Here are some reflections on what we are doing and the progress we are making in finding ways to integrate technology into the curriculum in ways that will improve and deepen student learning and/or make teaching and learning more efficient or effective.
This fellow had seen Padlet and had talked with some of her colleagues who were using it and wanted to use it as a different type of class opener. She has been using Google Forms and Infuse Learning to ask students questions about previous or upcoming concepts, get feedback on the homework, etc. We had a great discussion about how she really feels like this integration of technology has her students more engaged in class and how she is able to really see what her students know and don't know much more clearly. I asked her if she thought the students were more engaged because everything was still so "new" and exciting, and she said that she wasn't sure, but it would be interesting to see how things panned out as the year went on. So, we decided to try out Padlet for a similar learning goal, but to "mix it up" for her students. When students entered class, they went on Haiku, where she has a "Interactive in Class" page that everything is posted on for class openers or class activities. The Padlet posed a question in the title of the wall and students answered to the best of their ability. Both me and the teacher were able to walk around and ask students about their response, and help them to dig a little deeper. Students are able to edit their own response, so many went back and added or modified their original response.

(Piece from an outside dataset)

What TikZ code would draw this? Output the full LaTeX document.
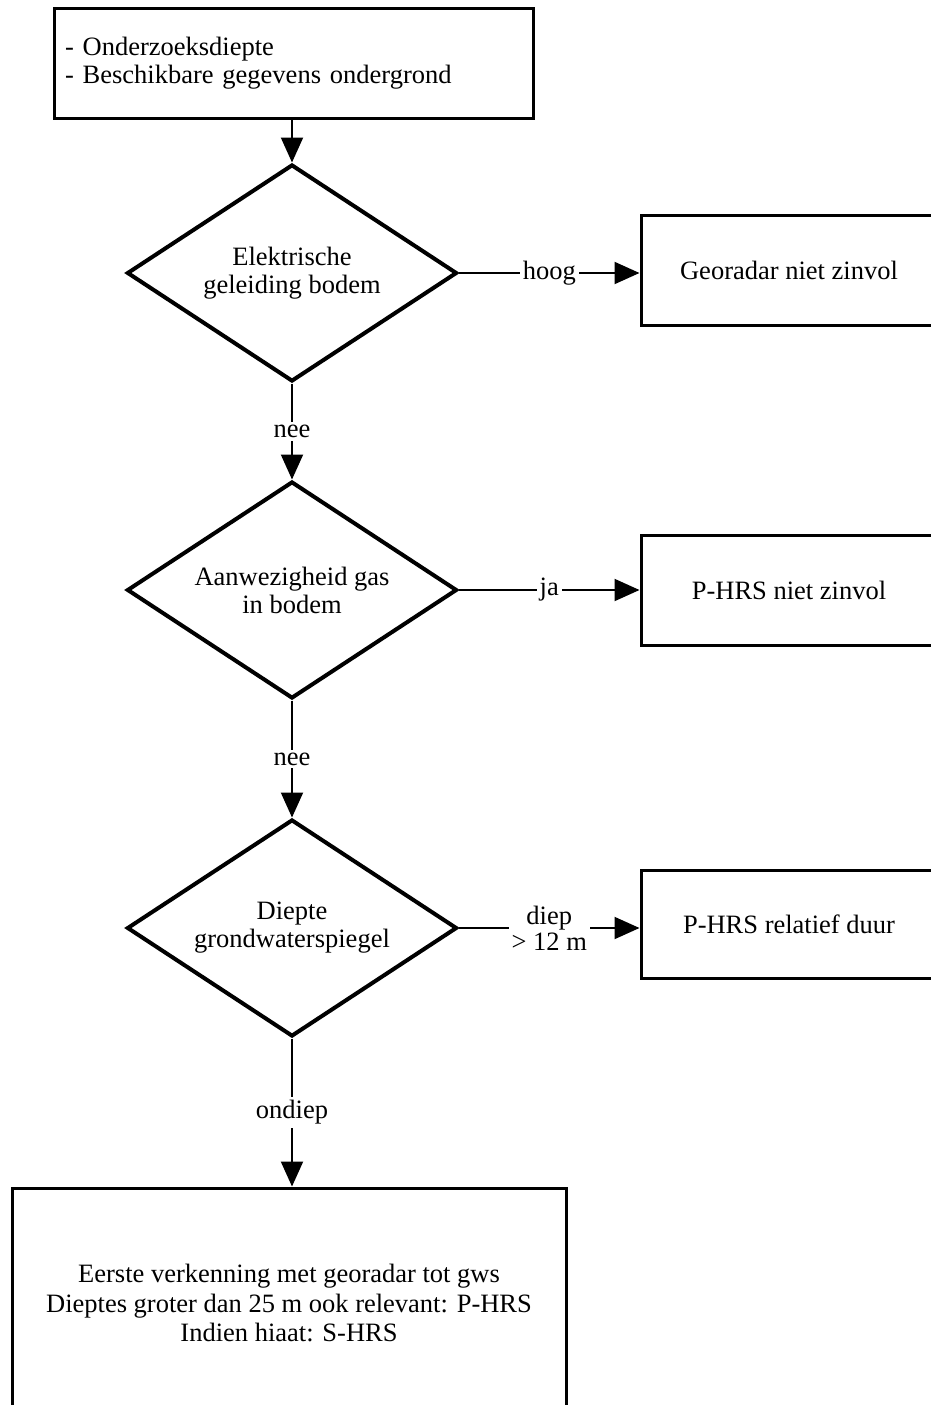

They started going over homework, which was on graphing absolute value functions, and I decided to plug the functions into Desmos to check a few things out I wasn't sure about. After a few minutes, I had the opportunity to show my fellow the graphs and we decided to project them on the screen and have a class discussion. So, this was totally impromptu and in no way planned, but it turned out to be an awesome learning experience for me, my fellow, and her students!
Afterwards, I was inspired to put together an "absolute value graph discovery activity" for Desmos, which you can see here... This has not yet been implemented in any classes, so I would appreciate any thoughts and feedback you have for it.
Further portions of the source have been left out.